Genre-splicing: the virtuoso prog-metal-folk of Brazil's Papangu and the week's best new tracks
The five-piece combine traditional musical styles with mountains of synths and hurried drums – rejecting computerised production in a pointed anti-AI statement.
From João Pessoa, Brazil, Papangu are a five-piece band that blends a long list of genres: bossa nova, the circle-dance song ciranda, forró with its dry-tuned accordion and pulsing rhythm section, plus progressive rock and extreme metal. Their virtuoso chops and intensity keep their songs from buckling under the weight of those ideas, from hurried drums to mountains of synthesisers and pianos.
For their upcoming third album, Celestial, released 7 August, the band recorded everything live in just nine days and refused to use any kind of computer to make a statement against AI music. They argue that no program designed to scrape existing ideas could produce something as genre-splicing and organic as this.
Papangu broke through in Brazil when they played to over 50,000 people at Slipknot's festival, Knotfest, in 2024. Now focused on Europe, they tour the UK for the second time in two years and play Bristol's experimental festival Arctangent this August.

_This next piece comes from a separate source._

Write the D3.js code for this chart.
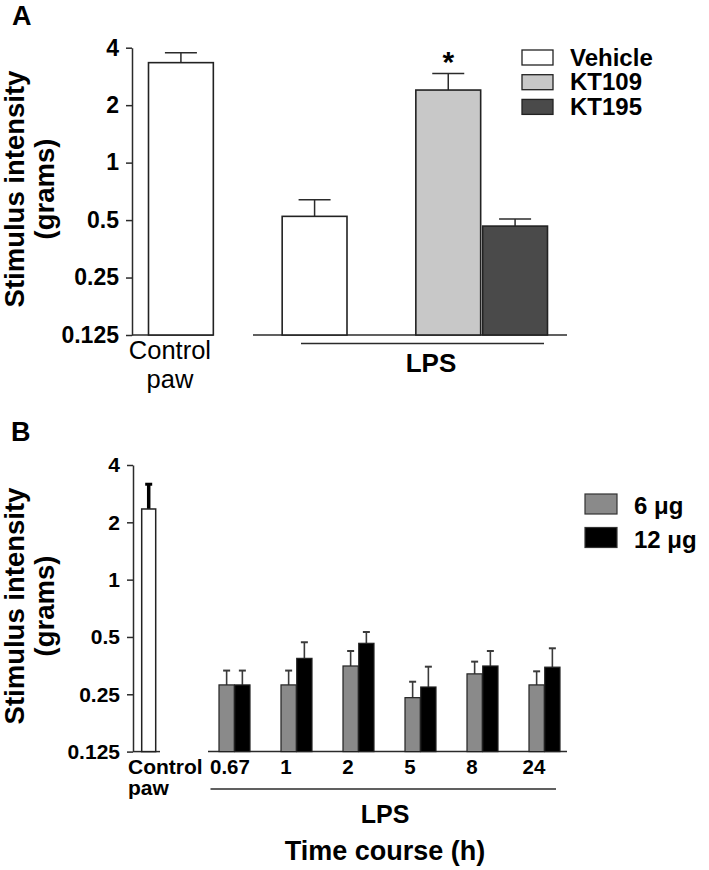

If Angine de Poitrine set a precedent for technical, outsider music finding a mass audience, these maestros could repeat that trick – a nice break from AI slop filling most feeds.
This week's best new tracks
Stormzy and Odeal – 24 Hours
“Nobu or Lebanese Grill?” For his first single in two years, Stormzy plays generous first-date organiser, with British R&B star Odeal singing a chorus full of romance and summer sunshine.
Lido Pimienta – Tóxica
“You always want more!” the Colombian singer chants in Spanish over stark cumbia, an incantation to cast out draining spirits – first taste of album Caribenya, celebrating Indigenous Caribbeans and Enya.
Helena Gao – Lao Shi 老师
After cowriting Zara Larsson’s Midnight Sun, the Chinese-Danish pop star takes the spotlight with a cheeky plea to learn how to please a lover: vocals Caroline Polachek-worthy, 2-step glimmering like fireflies.
Arab Strap – You You You
Over muscular synthpop, Aidan Moffat recites middle-aged health woes in a droll laundry list, working into a rage at demagogues, the UK government and Spotify’s founder.
Mary in the Junkyard – New Muscles
Clari Freeman-Taylor sings about newfound strength – ready to fight or satirising self-improvement culture? The London band’s incantation shivers with traces of Wild Beasts’ menace.
Moriah Mensah – Hero
A 19-year-old rapper and producer of Nigerian-Ghanaian heritage from Peckham debuts with a two-and-a-half-minute epic, hyping herself over towering synths and earth-scorching bass.
Play Time – Open the Door, Joey
Krautrock steadiness meets exploratory Alice Coltrane styling in a captivatingly wibbly six-minute tonal workout with percussionist Booker Stardrum.